藍くん私に触れないで‼




藍くんへ


藍くん、元気かしら。お母さんは元気よ。なんて言っても、もう信じてくれないよね。

ずっと、嘘ついていてごめんね。
藍くんのことだからきっと薄々気づいていたのよね。

この手紙を読んでるということはお母さんは今頃天国かな?

今までたくさん迷惑かけてごめんね。あなたのために、私は生きている間辛い想いばかりさせてしまったね。

なんにもしてあげられなくてごめんね。

貴方は貴方が思ってるよりもずっと、弱い子なのに、まもってあげられなくてごめんなさい。

今、いったい貴方がどこで何をしているのかも知らない。知ることはもう出来ないのかもしれない。

でも、今まで母さんにずっとついててくれたのだから、これからはもっと自由に生きていいのよ。

悪いことはしちゃダメだけど、今は貴方が幸せになってくれることだけが母さんの幸せ。

私が死ぬのは誰のせいでもないのよ。


貴方は優しい子だから、もしかしたら、自分を責めるときが来るのかもしれないけれど、そんなことはしなくていいからね。しちゃだめよ。
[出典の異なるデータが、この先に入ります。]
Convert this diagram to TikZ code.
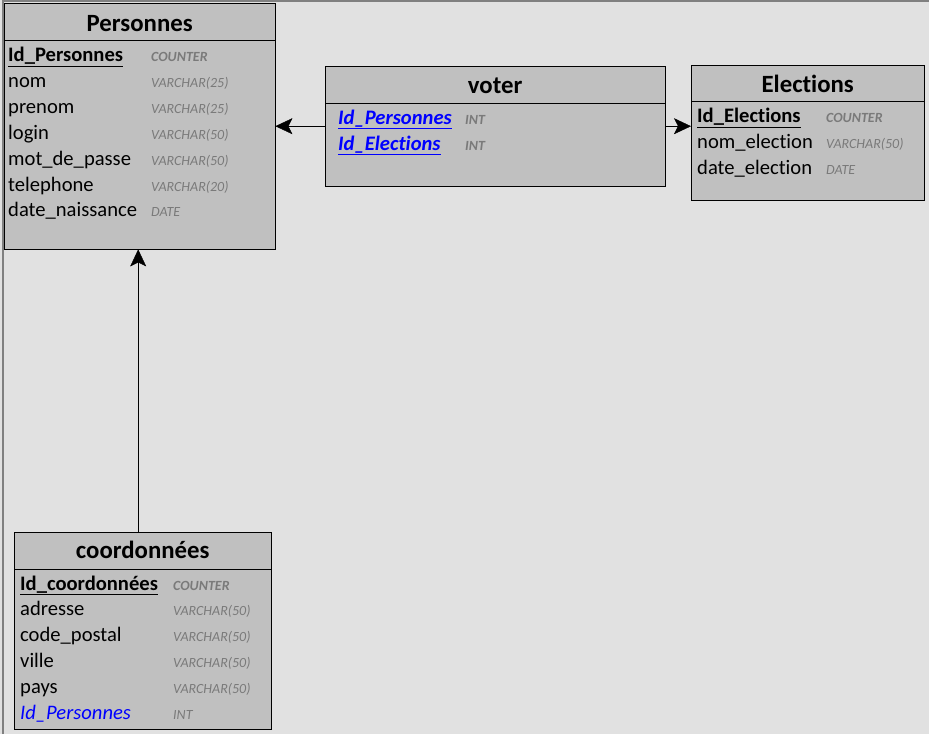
\documentclass[tikz,border=0pt]{standalone}
\usepackage{fontspec}
\setmainfont{Carlito}[Ligatures=NoCommon]
\usetikzlibrary{arrows.meta,positioning}
\definecolor{bgback}{HTML}{E1E1E1}
\definecolor{tblfill}{HTML}{C0C0C0}
\definecolor{typegray}{HTML}{7A7A7A}
\definecolor{keyblue}{HTML}{0000FF}

\begin{document}
\begin{tikzpicture}[x=1pt,y=-1pt,
    entity/.style={draw,fill=tblfill,anchor=north west,inner sep=0pt},
    tblhead/.style={font=\fontsize{24.8}{26}\selectfont\bfseries,anchor=base,inner sep=0pt},
    attr/.style={font=\fontsize{20.6}{22}\selectfont,anchor=base west,inner sep=0pt},
    attrtype/.style={font=\fontsize{14}{15}\selectfont\itshape,text=typegray,anchor=base west,inner sep=0pt},
    link/.style={-{Stealth[length=17pt,width=16pt,inset=4pt]}}]
    \useasboundingbox (0,0) rectangle (929,734);
    \fill[bgback] (0,0) rectangle (929,734);
    \draw[gray,line width=1.5pt] (3,734) -- (3,1) -- (929,1);

    % Personnes
    \node[entity,minimum width=271pt,minimum height=246pt] (pers) at (4,3) {};
    \draw ([yshift=-37pt]pers.north west) -- ([yshift=-37pt]pers.north east);
    \node[tblhead] (pers-title) at ([yshift=-28pt]pers.north) {Personnes};
    \foreach \n/\t [count=\i from 0] in {%
        {\bfseries\underline{Id\_Personnes}}/{\bfseries COUNTER},
        nom/{VARCHAR(25)}, prenom/{VARCHAR(25)}, login/{VARCHAR(50)},
        mot\_de\_passe/{VARCHAR(50)}, telephone/{VARCHAR(20)},
        date\_naissance/DATE} {
        \node[attr] (pers-\i) at (8,{61.5+25.9*\i}) {\n};
        \node[attrtype] (pers-t\i) at (151,{61.5+25.9*\i}) {\t};
    }

    % voter
    \node[entity,minimum width=340pt,minimum height=120pt] (voter) at (325,66) {};
    \draw ([yshift=-37pt]voter.north west) -- ([yshift=-37pt]voter.north east);
    \node[tblhead] (voter-title) at ([yshift=-27pt]voter.north) {voter};
    \foreach \n [count=\i from 0] in {Personnes,Elections} {
        \node[attr,text=keyblue] (voter-\i) at (338,{124+26*\i}) {\bfseries\itshape\underline{Id\_\n}};
        \node[attrtype] (voter-t\i) at (465,{124+26*\i}) {\bfseries INT};
    }

    % Elections
    \node[entity,minimum width=233pt,minimum height=135pt] (elec) at (691,65) {};
    \draw ([yshift=-36pt]elec.north west) -- ([yshift=-36pt]elec.north east);
    \node[tblhead] (elec-title) at ([yshift=-27pt]elec.north) {Elections};
    \foreach \n/\t [count=\i from 0] in {%
        {\bfseries\underline{Id\_Elections}}/{\bfseries COUNTER},
        nom\_election/{VARCHAR(50)}, date\_election/DATE} {
        \node[attr] (elec-\i) at (697,{122.5+26*\i}) {\n};
        \node[attrtype] (elec-t\i) at (826,{122.5+26*\i}) {\t};
    }

    % coordonnees
    \node[entity,minimum width=257pt,minimum height=197pt] (coord) at (14,532) {};
    \draw ([yshift=-37pt]coord.north west) -- ([yshift=-37pt]coord.north east);
    \node[tblhead] (coord-title) at ([yshift=-26pt]coord.north) {coordonnées};
    \foreach \n/\t [count=\i from 0] in {%
        {\bfseries\underline{Id\_coordonnées}}/{\bfseries COUNTER},
        adresse/{VARCHAR(50)}, code\_postal/{VARCHAR(50)}, ville/{VARCHAR(50)},
        pays/{VARCHAR(50)}, {\color{keyblue}\itshape Id\_Personnes}/INT} {
        \node[attr] (coord-\i) at (20,{590+25.9*\i}) {\n};
        \node[attrtype] (coord-t\i) at (173,{590+25.9*\i}) {\t};
    }

    \draw[link] (voter.west) -- (pers.east);
    \draw[link] (voter.east) -- (voter.east -| elec.west);
    \draw[link] ([xshift=-1.5pt]coord.north -| pers.south) -- ([xshift=-1.5pt]pers.south);
\end{tikzpicture}
\end{document}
あなたは誰よりも幸せにならなくちゃいけない存在なんだから。

私のたった一人の大切な子なんだから。


自分を責めているのなら、幸せになってくれる償ってちょうだい。

間違っても、若いうちに母さんに会いに来たりしちゃだめよ。

母さん本気で怒るわよ。


ご飯はちゃんと食べて。好き嫌いしちゃだめよ。

学校も、遅刻しないで、ちゃんと行ってね。

お友だちも、これからは母さんのこと気にしないでたくさん作るの。

それから、素直に生きて。


お願いはきりがないけれど、とにかく、元気で居てくれれば、いいよ。


大好きな藍くん。

貴方の笑顔がいつでも見たかった。


病院ではいつも悲しそうな顔ばかりさせてしまった。
いつか、貴方がまた本当に笑ってくれる日を天国から見守っています。

貴方を笑顔にしてくれる人と、どうか離れないでいてね。

そして、幸せに生きてくださいね。